I’m excited to have this stunning exhibition in our gallery for many reasons, first because the issues their works illuminate are those that many in our community are discussing:  biodiversity, environmental conditions, climate change, and exchange among peoples.  The exhibition also intersects with this year’s Feet to the Fire theme, Earth and Justice for All, with many courses in Wesleyan’s College of the Environment exploring environmental justice issues.

But most importantly, it’s been a long time since we’ve had large-scale sculptural elements in the gallery.  The minute I saw their work I could see it beautifully sited in Zilkha:  the height of the gallery frames the strikingly colorful parachute installations; the segment on food is situated in front of the gallery’s windows and is in dialogue with the trees and grass of our courtyard; the film of the Ortas’ public art work in Antarctica is set against the raw majesty of the floor to ceiling limestone of the Main Gallery’s back wall.

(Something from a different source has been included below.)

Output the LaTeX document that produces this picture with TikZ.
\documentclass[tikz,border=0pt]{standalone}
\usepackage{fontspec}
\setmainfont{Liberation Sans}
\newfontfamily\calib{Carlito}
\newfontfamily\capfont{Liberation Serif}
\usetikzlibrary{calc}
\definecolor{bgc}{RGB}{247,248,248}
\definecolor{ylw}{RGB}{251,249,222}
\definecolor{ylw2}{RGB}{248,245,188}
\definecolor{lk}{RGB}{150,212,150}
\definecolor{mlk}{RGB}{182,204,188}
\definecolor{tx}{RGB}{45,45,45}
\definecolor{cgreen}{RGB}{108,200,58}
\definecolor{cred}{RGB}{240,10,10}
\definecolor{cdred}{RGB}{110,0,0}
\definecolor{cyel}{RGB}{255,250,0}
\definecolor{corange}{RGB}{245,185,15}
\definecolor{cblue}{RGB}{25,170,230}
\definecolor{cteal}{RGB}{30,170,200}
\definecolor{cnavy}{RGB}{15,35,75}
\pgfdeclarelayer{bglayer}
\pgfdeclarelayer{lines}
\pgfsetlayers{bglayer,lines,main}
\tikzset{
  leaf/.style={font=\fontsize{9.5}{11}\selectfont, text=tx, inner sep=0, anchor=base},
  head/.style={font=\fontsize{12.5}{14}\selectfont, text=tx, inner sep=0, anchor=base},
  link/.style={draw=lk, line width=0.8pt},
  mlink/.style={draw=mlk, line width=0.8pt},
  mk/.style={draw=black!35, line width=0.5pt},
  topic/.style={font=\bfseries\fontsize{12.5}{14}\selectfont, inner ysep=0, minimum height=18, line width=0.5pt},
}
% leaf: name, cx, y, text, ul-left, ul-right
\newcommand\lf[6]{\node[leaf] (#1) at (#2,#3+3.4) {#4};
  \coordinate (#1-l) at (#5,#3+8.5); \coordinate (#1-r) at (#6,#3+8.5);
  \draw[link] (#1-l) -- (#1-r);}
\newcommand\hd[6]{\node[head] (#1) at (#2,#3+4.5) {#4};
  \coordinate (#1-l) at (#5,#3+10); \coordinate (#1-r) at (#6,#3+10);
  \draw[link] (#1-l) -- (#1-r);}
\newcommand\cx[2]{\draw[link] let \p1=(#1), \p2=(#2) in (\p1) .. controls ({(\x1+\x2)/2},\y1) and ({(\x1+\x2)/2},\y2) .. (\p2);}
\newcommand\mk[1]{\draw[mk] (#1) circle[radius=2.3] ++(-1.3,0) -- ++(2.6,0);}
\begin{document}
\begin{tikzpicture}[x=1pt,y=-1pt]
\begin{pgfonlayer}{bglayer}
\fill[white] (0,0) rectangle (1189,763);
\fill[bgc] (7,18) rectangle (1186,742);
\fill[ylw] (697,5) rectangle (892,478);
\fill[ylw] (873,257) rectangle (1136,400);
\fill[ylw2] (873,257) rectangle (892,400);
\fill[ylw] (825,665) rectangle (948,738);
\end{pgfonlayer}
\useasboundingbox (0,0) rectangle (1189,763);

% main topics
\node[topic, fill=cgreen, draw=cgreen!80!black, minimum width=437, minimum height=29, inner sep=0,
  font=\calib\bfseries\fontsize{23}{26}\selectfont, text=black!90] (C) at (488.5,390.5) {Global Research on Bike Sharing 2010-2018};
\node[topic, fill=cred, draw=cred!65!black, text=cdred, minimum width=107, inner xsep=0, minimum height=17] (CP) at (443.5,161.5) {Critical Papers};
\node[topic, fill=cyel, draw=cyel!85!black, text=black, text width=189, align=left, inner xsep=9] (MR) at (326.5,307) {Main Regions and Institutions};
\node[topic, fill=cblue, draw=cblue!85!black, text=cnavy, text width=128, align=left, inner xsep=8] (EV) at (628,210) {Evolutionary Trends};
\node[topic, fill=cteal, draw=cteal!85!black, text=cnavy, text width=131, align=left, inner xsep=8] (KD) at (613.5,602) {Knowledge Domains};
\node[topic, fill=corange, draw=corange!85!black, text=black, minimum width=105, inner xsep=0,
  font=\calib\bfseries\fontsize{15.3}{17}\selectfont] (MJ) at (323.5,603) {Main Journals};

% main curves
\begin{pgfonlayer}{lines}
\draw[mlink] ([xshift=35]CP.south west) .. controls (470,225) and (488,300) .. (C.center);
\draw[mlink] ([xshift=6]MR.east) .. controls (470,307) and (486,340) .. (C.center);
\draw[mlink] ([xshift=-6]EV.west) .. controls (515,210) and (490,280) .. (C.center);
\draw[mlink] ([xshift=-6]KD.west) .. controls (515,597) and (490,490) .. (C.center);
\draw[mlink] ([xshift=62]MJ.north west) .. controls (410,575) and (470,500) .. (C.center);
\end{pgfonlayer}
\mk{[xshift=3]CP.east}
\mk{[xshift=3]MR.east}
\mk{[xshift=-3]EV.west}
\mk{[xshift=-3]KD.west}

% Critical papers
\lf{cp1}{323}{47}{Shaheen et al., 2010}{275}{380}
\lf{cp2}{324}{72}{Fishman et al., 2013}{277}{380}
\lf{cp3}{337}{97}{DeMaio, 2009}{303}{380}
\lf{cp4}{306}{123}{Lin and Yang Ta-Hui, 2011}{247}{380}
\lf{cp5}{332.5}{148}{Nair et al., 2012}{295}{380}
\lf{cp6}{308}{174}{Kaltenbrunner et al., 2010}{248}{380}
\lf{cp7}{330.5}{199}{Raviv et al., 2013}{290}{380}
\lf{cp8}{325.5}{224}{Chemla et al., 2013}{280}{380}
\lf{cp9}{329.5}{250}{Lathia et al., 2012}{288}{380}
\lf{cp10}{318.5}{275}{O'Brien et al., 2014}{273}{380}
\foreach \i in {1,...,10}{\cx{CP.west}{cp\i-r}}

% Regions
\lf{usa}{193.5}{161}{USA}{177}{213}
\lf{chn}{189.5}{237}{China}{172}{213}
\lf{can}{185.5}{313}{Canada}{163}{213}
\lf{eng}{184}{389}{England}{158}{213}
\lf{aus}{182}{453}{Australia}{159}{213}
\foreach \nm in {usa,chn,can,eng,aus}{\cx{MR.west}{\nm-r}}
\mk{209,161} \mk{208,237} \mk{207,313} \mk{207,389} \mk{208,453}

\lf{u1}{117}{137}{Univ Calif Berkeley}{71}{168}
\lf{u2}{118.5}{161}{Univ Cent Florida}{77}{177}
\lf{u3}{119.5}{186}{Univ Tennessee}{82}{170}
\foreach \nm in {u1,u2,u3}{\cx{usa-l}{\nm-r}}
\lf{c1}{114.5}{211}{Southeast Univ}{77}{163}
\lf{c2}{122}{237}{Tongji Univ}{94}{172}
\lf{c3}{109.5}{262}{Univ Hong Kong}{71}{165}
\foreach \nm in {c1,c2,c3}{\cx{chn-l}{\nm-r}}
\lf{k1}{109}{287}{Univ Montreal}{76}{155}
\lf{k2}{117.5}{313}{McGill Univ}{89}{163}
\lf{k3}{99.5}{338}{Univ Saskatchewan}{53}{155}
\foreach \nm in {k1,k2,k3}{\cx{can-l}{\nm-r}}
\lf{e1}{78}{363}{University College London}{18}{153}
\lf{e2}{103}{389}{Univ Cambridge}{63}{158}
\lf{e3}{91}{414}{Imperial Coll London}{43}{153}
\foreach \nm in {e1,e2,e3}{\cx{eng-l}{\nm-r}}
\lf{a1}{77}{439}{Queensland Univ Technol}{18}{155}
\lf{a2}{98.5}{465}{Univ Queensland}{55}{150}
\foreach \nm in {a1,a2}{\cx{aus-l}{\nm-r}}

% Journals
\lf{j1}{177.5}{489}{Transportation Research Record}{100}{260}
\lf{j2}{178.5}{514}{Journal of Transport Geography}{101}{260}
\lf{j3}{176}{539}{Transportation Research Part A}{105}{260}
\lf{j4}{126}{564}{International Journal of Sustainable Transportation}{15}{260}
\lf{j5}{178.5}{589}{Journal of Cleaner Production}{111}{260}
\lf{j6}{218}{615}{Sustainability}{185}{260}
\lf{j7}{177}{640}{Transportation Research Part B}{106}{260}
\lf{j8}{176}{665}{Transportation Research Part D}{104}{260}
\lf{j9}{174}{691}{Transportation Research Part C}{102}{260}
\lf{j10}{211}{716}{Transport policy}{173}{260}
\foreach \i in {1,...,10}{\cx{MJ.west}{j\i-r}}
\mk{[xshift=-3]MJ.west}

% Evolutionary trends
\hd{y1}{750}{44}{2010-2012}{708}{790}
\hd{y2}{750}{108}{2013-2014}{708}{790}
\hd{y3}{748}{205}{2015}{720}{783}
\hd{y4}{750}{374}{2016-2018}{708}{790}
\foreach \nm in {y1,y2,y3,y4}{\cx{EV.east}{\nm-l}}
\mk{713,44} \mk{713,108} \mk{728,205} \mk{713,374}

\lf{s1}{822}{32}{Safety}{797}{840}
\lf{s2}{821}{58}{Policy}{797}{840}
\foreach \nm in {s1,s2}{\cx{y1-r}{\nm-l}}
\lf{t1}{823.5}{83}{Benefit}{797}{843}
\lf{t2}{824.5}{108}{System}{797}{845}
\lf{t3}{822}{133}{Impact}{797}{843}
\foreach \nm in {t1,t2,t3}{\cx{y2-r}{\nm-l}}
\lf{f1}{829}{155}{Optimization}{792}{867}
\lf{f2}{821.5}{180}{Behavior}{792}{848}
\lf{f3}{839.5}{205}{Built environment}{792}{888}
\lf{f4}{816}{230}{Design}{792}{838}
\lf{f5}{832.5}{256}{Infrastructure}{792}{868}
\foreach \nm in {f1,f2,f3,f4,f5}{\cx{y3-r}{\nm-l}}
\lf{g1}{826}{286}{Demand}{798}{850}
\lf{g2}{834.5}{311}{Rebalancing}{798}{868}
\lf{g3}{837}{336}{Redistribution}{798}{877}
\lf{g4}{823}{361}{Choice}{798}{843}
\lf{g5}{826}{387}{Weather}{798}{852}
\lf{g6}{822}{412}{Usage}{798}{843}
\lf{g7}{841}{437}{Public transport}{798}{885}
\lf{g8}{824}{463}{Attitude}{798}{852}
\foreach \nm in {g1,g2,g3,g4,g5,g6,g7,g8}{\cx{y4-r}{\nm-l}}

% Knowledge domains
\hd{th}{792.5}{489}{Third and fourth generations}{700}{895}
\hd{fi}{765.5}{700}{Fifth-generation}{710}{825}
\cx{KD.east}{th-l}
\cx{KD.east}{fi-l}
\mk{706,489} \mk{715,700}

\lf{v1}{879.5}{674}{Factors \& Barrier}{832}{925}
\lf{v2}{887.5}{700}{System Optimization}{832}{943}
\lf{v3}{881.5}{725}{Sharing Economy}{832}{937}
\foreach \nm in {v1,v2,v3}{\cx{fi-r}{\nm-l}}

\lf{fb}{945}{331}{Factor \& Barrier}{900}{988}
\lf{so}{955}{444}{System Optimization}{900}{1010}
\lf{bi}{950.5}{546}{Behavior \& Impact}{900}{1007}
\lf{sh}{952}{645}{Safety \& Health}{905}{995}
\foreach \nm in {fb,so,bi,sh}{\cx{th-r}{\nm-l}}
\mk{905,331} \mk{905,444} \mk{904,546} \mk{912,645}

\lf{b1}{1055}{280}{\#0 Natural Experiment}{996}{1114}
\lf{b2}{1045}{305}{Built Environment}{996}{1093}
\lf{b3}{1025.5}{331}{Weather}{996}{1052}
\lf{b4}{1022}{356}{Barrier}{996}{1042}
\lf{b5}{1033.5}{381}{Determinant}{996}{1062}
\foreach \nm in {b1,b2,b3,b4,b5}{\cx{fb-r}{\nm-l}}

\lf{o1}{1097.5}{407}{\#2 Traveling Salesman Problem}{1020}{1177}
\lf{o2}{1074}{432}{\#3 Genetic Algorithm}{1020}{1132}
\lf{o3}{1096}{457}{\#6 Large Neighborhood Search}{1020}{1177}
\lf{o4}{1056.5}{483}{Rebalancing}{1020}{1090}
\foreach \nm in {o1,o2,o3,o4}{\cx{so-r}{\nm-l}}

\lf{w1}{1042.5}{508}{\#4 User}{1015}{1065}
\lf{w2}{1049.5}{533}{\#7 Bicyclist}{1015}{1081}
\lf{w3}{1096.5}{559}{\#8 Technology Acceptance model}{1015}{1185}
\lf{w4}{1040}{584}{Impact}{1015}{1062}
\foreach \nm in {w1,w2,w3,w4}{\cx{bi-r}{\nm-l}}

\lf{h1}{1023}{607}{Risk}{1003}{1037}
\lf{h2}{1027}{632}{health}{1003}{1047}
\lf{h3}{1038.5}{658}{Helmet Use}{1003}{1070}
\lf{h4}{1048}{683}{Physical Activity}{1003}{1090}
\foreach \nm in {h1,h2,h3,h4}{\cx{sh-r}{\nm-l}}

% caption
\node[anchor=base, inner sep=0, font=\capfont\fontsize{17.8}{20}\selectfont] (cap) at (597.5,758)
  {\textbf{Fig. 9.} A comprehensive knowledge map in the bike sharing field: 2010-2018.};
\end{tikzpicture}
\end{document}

And the full-scale canoe that is docked in the center of Zilkha has a sister canoe that the Ortas have installed at the Shanghai Biennale, where it is a fully-working water purification system. The Museum of Contemporary Art is pumping in water from the Huang Pu River, up 20 meters into the museum’s third floor.  It is purified in a bamboo “factory” and then clean drinking water is available for the visitors to taste, enjoy and take away in a specially designed OrtaWater bottle.  I’m sorry that our budget didn’t allow us to do the same with water from the Connecticut River!

Following the opening on Tuesday, the exhibition will be on view, alongside Janne Höltermann’s Remodeling Zilkha installation in the North Gallery, through Sunday, March 3.

*Many of you may not know that Wesleyan’s exhibition, Passing Time, left Middletown last March and traveled to Indiana’s DePauw University, then to the Salina Art Center in Kansas.  While we will be celebrating the opening of the Orta exhibition on Tuesday, Passing Time will open at the Bakalar Gallery at Boston’s Massachusetts College of Art and Design!  If you missed it at Wesleyan, you can see it in Boston through Sunday, March 3.